C lost = charge no longer delocalised onto the carbonyl group.
ketol form is stabilised by H-bonds, which lower molecule energy.
how can the use of strong bases completely deprotonate?
can overcome the acidity of alpha-hydrogen.
does the keto form react with Nu or E?
Nu.
does the enol form react with Nu or E?
E.
does the enolate form react with Nu or E?
E (is more electron-rich).
what is noteworthy about silyl enol ethers?
steric hindrance = more stable and less reactive.
has EWG, reduces electron density on oxygen, less nucleophilic.
what happens if E+ is more reactive than enolate? (major/minor product).
major product will be formed by attac of enolate on E+.
what happens if E+ is less reactive than enolate?
the major product will be formed by the attack of E+ on enolate.
how do you control alkylation position?
if alkyl halide is EWG, it will react with the more nucleophilic C of enolate.
steric hindrance may cause alkyl halide to react with less hindered C.
what is a hard electrophile and a hard site?
hard E = small with high charge density, very reactive.
hard site = high electron density and small.
what is a soft electrophile and a soft site?
soft E = large with low charge density, highly reactive.
soft site = low electron density, large size.
what type of bond is formed by a hard-hard interaction?
strong covalent.
what type of bond is formed from soft-soft interactions?
weak electrostatic attractions.
how does the increase in number of resonance forms explain high acidity?
delocalisation of charge = greater stability of conjugate base = more acidic.
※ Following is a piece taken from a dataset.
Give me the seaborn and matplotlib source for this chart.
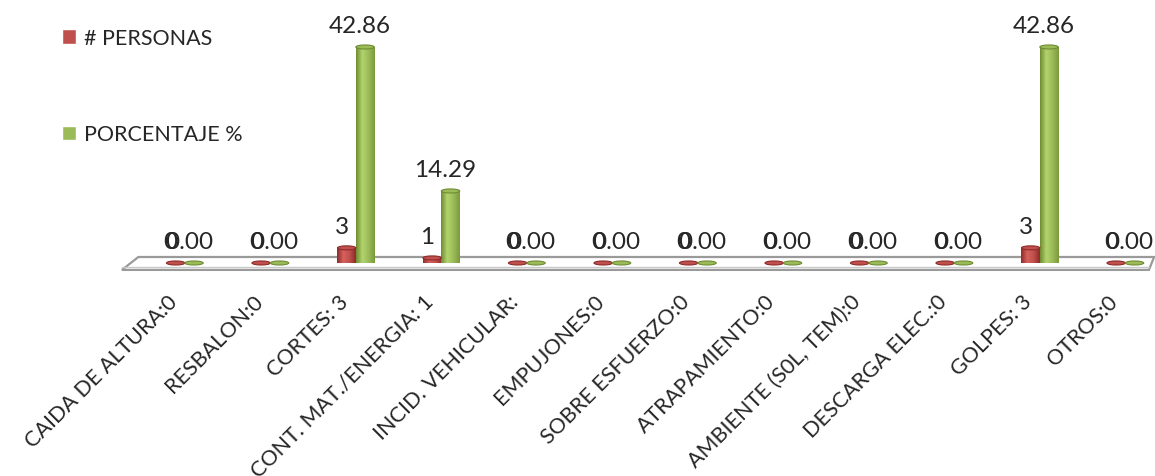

- charge can be delocalised over different atoms through resonance.
as resonance increases, electron density decreases.
why does the alkylation of 1,3-dicarbonyl compounds only require weak bases?
due to presence of acidic alpha-hydrogens which can easily deprotonate.
resonance stabilises enolate ions.
using a stronger base leads to overalkylation.
tell me about the aldol reaction:
enolate ion formed by deprotonation of alpha-C.
Nu enolate attacks carbonyl C of another carbonyl compound = beta-hydroxy.
aldol undergoes dehydration by heating/acid catalyst to eliminate water.
= alpha,beta-unsaturated carboyl compound.
why is the intramolecular aldol reaction faster than the intermolecular?
Intra:
reactants are in close proximity, effective concentration of reacting species is higher.
leads to higher frequency of collisions and faster reaction rate.
Inter:
reactants are seperated, effective concentration of the reactive species is lower.
= fewer collisions and slower rate of reaction.
why are aldehydes more electrophilic than ketones and how is this significant when observing the relative rates of carbonyl compounds?
ketones have steric hindrance, preventing Nu from approaching.
carbonyl C has H attached, so no e- donating, C is more electron deficient.
ketones have e- donating inductive effects, reduces electrophilic character of the carbonyl compound.
why does a shorter wavelength = a weaker C=O bond when looking at conjugate addition?
higher energy photons can break the bonds.
wavelength decreasing means energy required to break the bonds is less.
why does conjugation make a C=O bond weak?
delocalisation of electrons means stabilisation of π-system.
overlapping p-orbitals allow resonance structures to be made, reduces electron density.
C=O bond is now weaker, reduced electron density makes it more susceptible to Nu attack and easier to break.
what is the difference between 1,2-addition versus 1,4-addition?
1,2:
Nu adds directly to C adjacent to alpha-C and beta-C.
new bond is formed between alpha-C and Nu.
π-bonds between alpha/beta C are broken, Nu replaces a substituent on alpha-C.
1,4:
Nu adds to beta-C.
π-bond between alpha-C and beta-C remains in tact.
new bond formed between Nu and beta-C.